(Editor’s note: Material from the Associated Press was used in this report.)
At a news conference at Yankee Stadium this afternoon, David Ortiz stated definitively that he never used steroids or bought them, but acknowledged that he was “careless” when he was “buying supplements and vitamins over the counter.”
“I definitely was a little bit careless back in those days when I was buying supplements and vitamins over the counter — legal supplements, legal vitamins over the counter — but I never buy steroids or used steroids,” Ortiz said during a news conference before the Red Sox played the Yankees (read his opening comments). “I never thought that buying supplements and vitamins, it was going to hurt anybody’s feelings.”
Ortiz thinks it was those supplements and vitamins that likely caused him to land on a list of alleged drug users seized by the federal government, and Major League Baseball and the players’ association said some of the names on the list never tested positive for steroids.
MLB said in a statement that at most 96 urine samples tested positive in the 2003 survey — and the players’ association said 13 of those were in dispute.
The government seized the samples and records the following year from baseball’s drug-testing companies as part of the BALCO investigation. The list of 104 players alleged to have tested positive has been the subject of a five-year legal fight with the union trying to force the government to return what federal agents took during raids. The New York Times reported at the end of July that Ortiz and Manny Ramirez were on the 2003 list.

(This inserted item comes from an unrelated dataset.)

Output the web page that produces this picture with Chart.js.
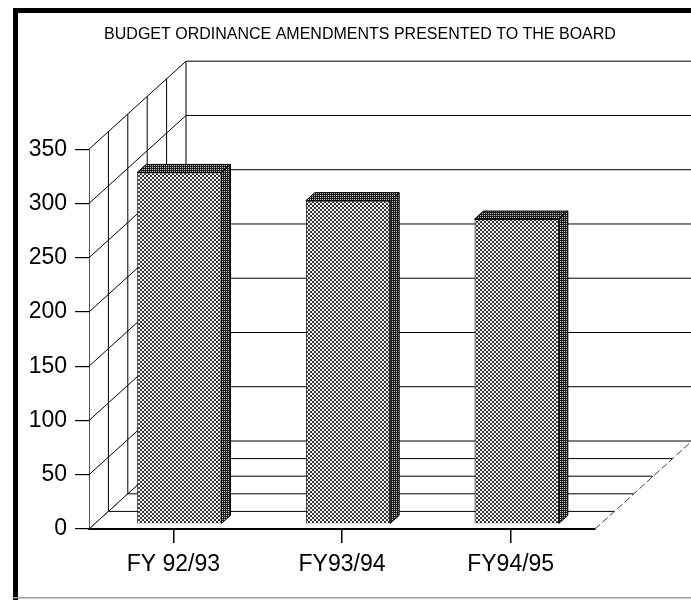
<!DOCTYPE html>
<html>
<head>
<meta charset="utf-8">
<script src="https://cdn.jsdelivr.net/npm/chart.js@4/dist/chart.umd.min.js"></script>
<style>
  html, body { margin: 0; padding: 0; background: #fff; }
  canvas { display: block; }
</style>
</head>
<body>
<canvas id="c" width="691" height="600"></canvas>
<script>
const titleText = 'BUDGET ORDINANCE AMENDMENTS PRESENTED TO THE BOARD';
const categories = ['FY 92/93', 'FY93/94', 'FY94/95'];
const amendments = [324, 298, 281];
const yTickValues = [0, 50, 100, 150, 200, 250, 300, 350];

const FONT = '"Liberation Sans", Arial, Helvetica, sans-serif';

// Oblique projection of the box: how far the back wall sits up and to the right
const DEPTH_X = 97, DEPTH_Y = 88;
const FLOOR_DIVS = 5;
// Bars stand a little behind the front edge and have their own shallow depth
const BAR_DX = 6, BAR_DY = 5;
const BAR_SIDE_X = 9, BAR_SIDE_Y = 8;

const canvas = document.getElementById('c');
const ctx0 = canvas.getContext('2d');

function tilePattern(size, draw) {
  const t = document.createElement('canvas');
  t.width = size; t.height = size;
  draw(t.getContext('2d'));
  return ctx0.createPattern(t, 'repeat');
}

// Halftone-style fills: light stipple for the front faces, dark for tops and sides
const frontFill = tilePattern(4, g => {
  g.fillStyle = '#f4f4f4'; g.fillRect(0, 0, 4, 4);
  g.fillStyle = '#333333';
  g.fillRect(0, 0, 2, 2); g.fillRect(2, 2, 2, 2);
});
const darkFill = tilePattern(2, g => {
  g.fillStyle = '#1c1c1c'; g.fillRect(0, 0, 2, 2);
  g.fillStyle = '#c8c8c8'; g.fillRect(0, 0, 1, 1);
});

function line(ctx, x1, y1, x2, y2) {
  ctx.beginPath(); ctx.moveTo(x1, y1); ctx.lineTo(x2, y2); ctx.stroke();
}

const box3d = {
  id: 'box3d',
  beforeDraw(chart) {
    const ctx = chart.ctx;
    ctx.save();
    ctx.fillStyle = '#000';
    ctx.fillRect(13, 8, 5, 592);
    ctx.fillRect(13, 8, 678, 5);
    ctx.fillStyle = '#9a9a9a';
    ctx.fillRect(13, 597, 678, 1.5);
    ctx.restore();
  },
  beforeDatasetsDraw(chart) {
    const ctx = chart.ctx;
    const ys = chart.scales.y;
    const { left, right, bottom, top } = chart.chartArea;
    ctx.save();
    ctx.strokeStyle = '#000';
    ctx.lineWidth = 1;

    // left side wall: value lines running back, depth divisions upright
    yTickValues.forEach(v => {
      const y = ys.getPixelForValue(v);
      line(ctx, left, y, left + DEPTH_X, y - DEPTH_Y);
    });
    for (let k = 1; k <= FLOOR_DIVS; k++) {
      const x = left + DEPTH_X * k / FLOOR_DIVS;
      const dy = DEPTH_Y * k / FLOOR_DIVS;
      line(ctx, x, bottom - dy, x, top - dy);
    }

    // back wall value lines
    yTickValues.forEach(v => {
      const y = ys.getPixelForValue(v) - DEPTH_Y;
      line(ctx, left + DEPTH_X, y, right + DEPTH_X, y);
    });

    // floor depth lines
    for (let k = 1; k < FLOOR_DIVS; k++) {
      const dx = DEPTH_X * k / FLOOR_DIVS;
      const dy = DEPTH_Y * k / FLOOR_DIVS;
      line(ctx, left + dx, bottom - dy, right + dx, bottom - dy);
    }

    // floor edges
    ctx.strokeStyle = '#3a3a3a';
    ctx.setLineDash([7, 3]);
    line(ctx, left, bottom, left + DEPTH_X, bottom - DEPTH_Y);
    line(ctx, right, bottom, right + DEPTH_X, bottom - DEPTH_Y);
    ctx.restore();

    // bars are drawn slightly set back into the box
    ctx.save();
    ctx.translate(BAR_DX, -BAR_DY);
  },
  afterDatasetsDraw(chart) {
    const ctx = chart.ctx;
    const meta = chart.getDatasetMeta(0);
    ctx.strokeStyle = '#000';
    ctx.lineWidth = 1;
    meta.data.forEach(bar => {
      const p = bar.getProps(['x', 'y', 'base', 'width'], true);
      const L = p.x - p.width / 2, R = p.x + p.width / 2;
      const T = p.y, B = p.base;
      // top face
      ctx.beginPath();
      ctx.moveTo(L, T);
      ctx.lineTo(L + BAR_SIDE_X, T - BAR_SIDE_Y);
      ctx.lineTo(R + BAR_SIDE_X, T - BAR_SIDE_Y);
      ctx.lineTo(R, T);
      ctx.closePath();
      ctx.fillStyle = darkFill; ctx.fill(); ctx.stroke();
      // right side face
      ctx.beginPath();
      ctx.moveTo(R, T);
      ctx.lineTo(R + BAR_SIDE_X, T - BAR_SIDE_Y);
      ctx.lineTo(R + BAR_SIDE_X, B - BAR_SIDE_Y);
      ctx.lineTo(R, B);
      ctx.closePath();
      ctx.fillStyle = darkFill; ctx.fill(); ctx.stroke();
    });
    ctx.restore();
  }
};

new Chart(canvas, {
  type: 'bar',
  data: {
    labels: categories,
    datasets: [{
      data: amendments,
      backgroundColor: frontFill,
      borderColor: '#111',
      borderWidth: 1,
      barPercentage: 0.5,
      categoryPercentage: 1.0
    }]
  },
  options: {
    responsive: false,
    animation: false,
    devicePixelRatio: 1,
    layout: { padding: { left: 29, right: 0, top: 0, bottom: 0 } },
    plugins: {
      legend: { display: false },
      tooltip: { enabled: false },
      title: {
        display: true,
        text: titleText,
        color: '#000',
        font: { family: FONT, size: 16, weight: 'normal', lineHeight: 1.2 },
        padding: { top: 25, bottom: 105 }
      }
    },
    scales: {
      x: {
        type: 'category',
        offset: true,
        grid: { display: true, drawOnChartArea: false, drawTicks: true, tickLength: 14, offset: false, color: '#000', lineWidth: 1.5 },
        border: { display: true, color: '#000', width: 2 },
        ticks: { color: '#000', font: { family: FONT, size: 23 }, padding: 8, maxRotation: 0 },
        afterFit(s) { s.height = 71; }
      },
      y: {
        min: 0, max: 350,
        grid: { display: true, drawOnChartArea: false, drawTicks: true, tickLength: 14, color: '#000', lineWidth: 1.2 },
        border: { display: true, color: '#555', width: 1, dash: [6, 3] },
        ticks: { stepSize: 50, color: '#000', font: { family: FONT, size: 23 }, padding: 8 },
        afterFit(s) { s.width = 60; }
      },
      yRight: {
        position: 'right',
        display: true,
        grid: { display: false },
        border: { display: false },
        ticks: { display: false },
        afterFit(s) { s.width = 96; }
      }
    }
  },
  plugins: [box3d]
});
</script>
</body>
</html>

MLB players association chief Michael Weiner, who sat at Ortiz’s side during the press conference, indicated that there would be no way for Ortiz to know anything about his test results: “There would be no way to assess if something he took” resulted in a positive test result, Weiner said.

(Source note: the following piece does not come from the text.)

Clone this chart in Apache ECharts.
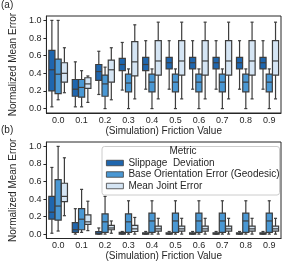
<!DOCTYPE html>
<html><head><meta charset="utf-8">
<script src="https://cdn.jsdelivr.net/npm/echarts@6/dist/echarts.min.js"></script>
<style>html,body{margin:0;padding:0;background:#fff}#c{width:297px;height:264px}</style>
</head><body><div id="c"></div>
<script>
// ---------- data ----------
const categories = ['0.0','0.1','0.2','0.3','0.4','0.5','0.6','0.7','0.8','0.9'];
const yTicks = [0, 0.2, 0.4, 0.6, 0.8, 1.0];
const metricNames = ['Slippage  Deviation', 'Base Orientation Error (Geodesic)', 'Mean Joint Error'];
const legendTitle = 'Metric';
const xName = '(Simulation) Friction Value';
const yName = 'Normalized Mean Error';
const panelLabels = ['(a)', '(b)'];

// each entry: [min, Q1, median, Q3, max]
const slipA = [
  [0.02,0.20,0.44,0.66,1.00],[0.02,0.14,0.22,0.33,0.53],[0.16,0.32,0.42,0.50,0.65],
  [0.21,0.43,0.50,0.57,0.75],[0.22,0.43,0.50,0.58,0.77],[0.22,0.45,0.52,0.58,0.77],
  [0.22,0.45,0.52,0.58,0.77],[0.22,0.45,0.52,0.58,0.77],[0.22,0.45,0.52,0.58,0.77],
  [0.22,0.45,0.52,0.58,0.77]
];
const baseA = [
  [0.10,0.17,0.39,0.56,1.00],[0.02,0.13,0.24,0.33,0.43],[0.00,0.14,0.28,0.38,0.47],
  [0.00,0.19,0.29,0.39,0.45],[0.00,0.19,0.30,0.39,0.45],[0.00,0.19,0.30,0.39,0.45],
  [0.00,0.19,0.30,0.39,0.45],[0.00,0.19,0.30,0.39,0.45],[0.00,0.19,0.30,0.39,0.45],
  [0.00,0.19,0.30,0.39,0.45]
];
const jointA = [
  [0.18,0.30,0.40,0.52,0.69],[0.07,0.23,0.28,0.35,0.37],[0.10,0.30,0.44,0.55,0.69],
  [0.11,0.37,0.53,0.76,0.95],[0.11,0.38,0.54,0.77,0.98],[0.11,0.38,0.54,0.77,0.98],
  [0.11,0.38,0.54,0.77,0.98],[0.11,0.38,0.54,0.77,0.98],[0.11,0.38,0.54,0.77,0.98],
  [0.11,0.38,0.54,0.77,0.98]
];
const slipB = [
  [0.01,0.17,0.25,0.43,0.76],[0.00,0.02,0.05,0.13,0.29],[0.00,0.00,0.01,0.03,0.07],
  [0.00,0.00,0.01,0.02,0.03],[0.00,0.00,0.005,0.015,0.03],[0.00,0.00,0.005,0.015,0.03],
  [0.00,0.00,0.005,0.015,0.03],[0.00,0.00,0.005,0.015,0.03],[0.00,0.00,0.005,0.015,0.03],
  [0.00,0.00,0.005,0.015,0.03]
];
const baseB = [
  [0.035,0.16,0.32,0.62,1.00],[0.02,0.05,0.17,0.29,0.51],[0.00,0.02,0.14,0.23,0.43],
  [0.00,0.02,0.14,0.23,0.38],[0.00,0.02,0.15,0.24,0.38],[0.00,0.02,0.15,0.24,0.38],
  [0.00,0.02,0.15,0.24,0.38],[0.00,0.02,0.15,0.24,0.38],[0.00,0.02,0.15,0.24,0.38],
  [0.00,0.02,0.15,0.24,0.38]
];
const jointB = [
  [0.21,0.37,0.43,0.58,0.87],[0.04,0.11,0.14,0.22,0.375],[0.01,0.05,0.07,0.10,0.15],
  [0.00,0.03,0.06,0.10,0.19],[0.00,0.035,0.06,0.09,0.18],[0.00,0.035,0.06,0.09,0.18],
  [0.00,0.035,0.06,0.09,0.18],[0.00,0.035,0.06,0.09,0.18],[0.00,0.035,0.06,0.09,0.18],
  [0.00,0.035,0.06,0.09,0.18]
];

// ---------- style ----------
const colors = ['#1f66ae', '#4a98d4', '#d5e5f4'];
const lineColor = '#3d3d3d';
const textColor = '#262626';
const FONT = '"Liberation Sans", Arial, sans-serif';

function makeRender(slot, color) {
  return function (params, api) {
    const ci = api.value(0);
    const band = api.size([1, 0])[0];
    const slotW = band * 0.8 / 3;
    const w = slotW * 0.98;
    const capW = w * 0.5;
    const p = [1,2,3,4,5].map(k => api.coord([ci, api.value(k)]));
    const cx = p[0][0] + slot * slotW;
    const [yMin, yQ1, yMed, yQ3, yMax] = p.map(q => q[1]);
    const st = { stroke: lineColor, lineWidth: 1.2, fill: null };
    return {
      type: 'group',
      children: [
        { type: 'line', shape: { x1: cx, y1: yMin, x2: cx, y2: yQ1 }, style: st },
        { type: 'line', shape: { x1: cx, y1: yQ3, x2: cx, y2: yMax }, style: st },
        { type: 'line', shape: { x1: cx - capW/2, y1: yMin, x2: cx + capW/2, y2: yMin }, style: st },
        { type: 'line', shape: { x1: cx - capW/2, y1: yMax, x2: cx + capW/2, y2: yMax }, style: st },
        { type: 'rect', shape: { x: cx - w/2, y: yQ3, width: w, height: yQ1 - yQ3 },
          style: { fill: color, stroke: lineColor, lineWidth: 1.2 } },
        { type: 'line', shape: { x1: cx - w/2, y1: yMed, x2: cx + w/2, y2: yMed }, style: st }
      ]
    };
  };
}

const panels = [[slipA, baseA, jointA], [slipB, baseB, jointB]];
const grids = [
  { left: 35, right: 16, top: 16, height: 97 },
  { left: 35, right: 16, top: 142, height: 96.5 }
];

const series = [];
panels.forEach((sets, gi) => {
  sets.forEach((arr, si) => {
    series.push({
      type: 'custom',
      name: metricNames[si],
      xAxisIndex: gi, yAxisIndex: gi,
      itemStyle: { color: colors[si] },
      encode: { x: 0, y: [1,2,3,4,5] },
      data: arr.map((d, i) => [i].concat(d)),
      renderItem: makeRender(si - 1, colors[si]),
      silent: true, z: 2
    });
  });
});

const option = {
  animation: false,
  textStyle: { fontFamily: FONT, color: textColor },
  title: panelLabels.map((t, i) => ({
    text: t, left: -4, top: i === 0 ? -5 : 120,
    textStyle: { fontFamily: FONT, fontSize: 10, fontWeight: 'normal', color: textColor }
  })),
  grid: grids.map(g => Object.assign({ show: true, borderColor: textColor, borderWidth: 1, backgroundColor: 'transparent' }, g)),
  xAxis: grids.map((g, i) => ({
    type: 'category', gridIndex: i, data: categories,
    axisLine: { onZero: false, lineStyle: { color: textColor, width: 1 } },
    axisTick: { alignWithLabel: true, length: 3, lineStyle: { color: textColor } },
    axisLabel: { fontSize: 9, color: textColor, margin: 3, fontFamily: FONT },
    name: xName, nameLocation: 'middle', nameGap: 13,
    nameTextStyle: { fontSize: 10, color: textColor, fontFamily: FONT },
    splitLine: { show: false }
  })),
  yAxis: grids.map((g, i) => ({
    type: 'value', gridIndex: i, min: -0.05, max: 1.05,
    axisLine: { show: true, lineStyle: { color: textColor, width: 1 } },
    axisTick: { show: true, length: 3, customValues: yTicks, lineStyle: { color: textColor } },
    axisLabel: { fontSize: 9, color: textColor, margin: 5, customValues: yTicks,
                 formatter: v => v.toFixed(1), fontFamily: FONT },
    splitLine: { show: false },
    name: yName, nameLocation: 'middle', nameGap: 21,
    nameTextStyle: { fontSize: 10, color: textColor, fontFamily: FONT }
  })),
  legend: {
    orient: 'vertical', left: 106, top: 158, padding: 0,
    itemWidth: 17, itemHeight: 5.5, itemGap: 1.5,
    icon: 'rect', selectedMode: false, z: 6,
    itemStyle: { borderColor: lineColor, borderWidth: 0.8 },
    textStyle: { fontSize: 10, color: textColor, fontFamily: FONT },
    data: metricNames
  },
  graphic: [
    { type: 'rect', z: 5, shape: { x: 102, y: 146.5, width: 177.5, height: 48.5, r: 2.5 },
      style: { fill: 'rgba(255,255,255,0.85)', stroke: '#cccccc', lineWidth: 1 } },
    { type: 'text', z: 6, x: 183, y: 151, style: { text: legendTitle, fontSize: 10, fill: textColor,
      fontFamily: FONT, textAlign: 'center', textVerticalAlign: 'middle' } }
  ],
  series: series
};

const chart = echarts.init(document.getElementById('c'), null, { renderer: 'canvas' });
chart.setOption(option);
</script>
</body></html>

Ortiz said that when he met with Weiner in 2004, he wasn’t told he tested positive for steroids. Weiner, who has been designated to succeed union head Donald Fehr, said that because the list is under court seal, the union can’t confirm to Ortiz that he tested positive, only that he was on the list.
“I want to apologize to fans for the distraction, my teammates, our manager,” Ortiz said, flanked by Weiner, with Boston manager Terry Francona standing behind and to the side. “This past week has been a nightmare to me.”

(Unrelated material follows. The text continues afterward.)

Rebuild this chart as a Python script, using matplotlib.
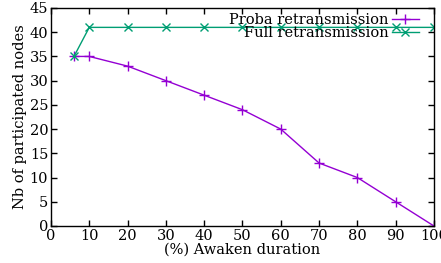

Ortiz said he has tested negative about 15 times since baseball’s program with penalties began in 2004 and additional times for the World Baseball Classic. The Red Sox issued a statement backing him (read the full statement).
“There are substantial uncertainties and ambiguity surrounding the list of 104 names,” the Red Sox said. “David Ortiz is a team leader, and his contributions on the field and in the community have earned him respect and a special place in the hearts of Red Sox Nation.”
Citing court orders, Weiner wouldn’t say whether the union asked courts to authorize an investigation into the source of the leaks. He did say that if the union wins the legal fight to have the records returned, which may end up before the Supreme Court, it likely would comply with requests from players on the list to tell them what they were said to have used.
“Given the uncertainties inherent in the list, we urge the press and the public to use caution in reaching conclusions based on leaks of names, particularly from sources whose identities are not revealed,” Major League Baseball said in a statement.
Weiner said a player alleged to be on the list “finds himself in an extremely unfair position; his reputation has been threatened by a violation of the court’s orders, but respect for those orders now leaves him without access to the information that might permit him to restore his good name.”
“Accordingly, the presence of a player’s name on any such list does not necessarily mean that the player used a prohibited substance or that the player tested positive under our collectively bargained program,” Weiner said.
The survey was designed to determine whether baseball needed mandatory random drug testing with penalties starting in 2004, with a 5 percent threshold for positives triggering future testing. While the exact number of 2003 positives was subject to dispute, the sides never worked that out because they agreed the percentage was over the threshold.
“Substantial scientific questions exist as to the interpretation of some of the 2003 test results,” Weiner said. “The more definitive methods that are utilized by the lab that administers the current drug agreement were not utilized by the lab responsible for the anonymous testing program in 2003. The collective bargaining parties did not pursue definitive answers regarding these inconclusive results, since those answers were unnecessary to the administration of the 2003 program.”
Under the rules of the 2003 testing, Weiner said “legally available nutritional supplements could trigger an initial ‘positive’ test under our program.”
“Each ‘test’ conducted in 2003 actually consisted of a pair of collections: The first was unannounced and random, the second was approximately seven days later, with the player advised to cease taking supplements during the interim,” Weiner said. “Under the 2003 program, a test could be initially reported as ‘positive,’ but not treated as such by the bargaining parties on account of the second test.”
Weiner also said Ortiz wanted to answer questions a lot sooner than today’s press conference, implying that it was the union that urged him to wait.
“If it were simply up to David he would have been before you much earlier than today,” Weiner said.
The Globe’s Adam Kilgore reported from the Red Sox clubhouse that while the press conference was going on, players were sitting quietly in their stalls watching Ortiz speak on four monitors coming down from ceiling.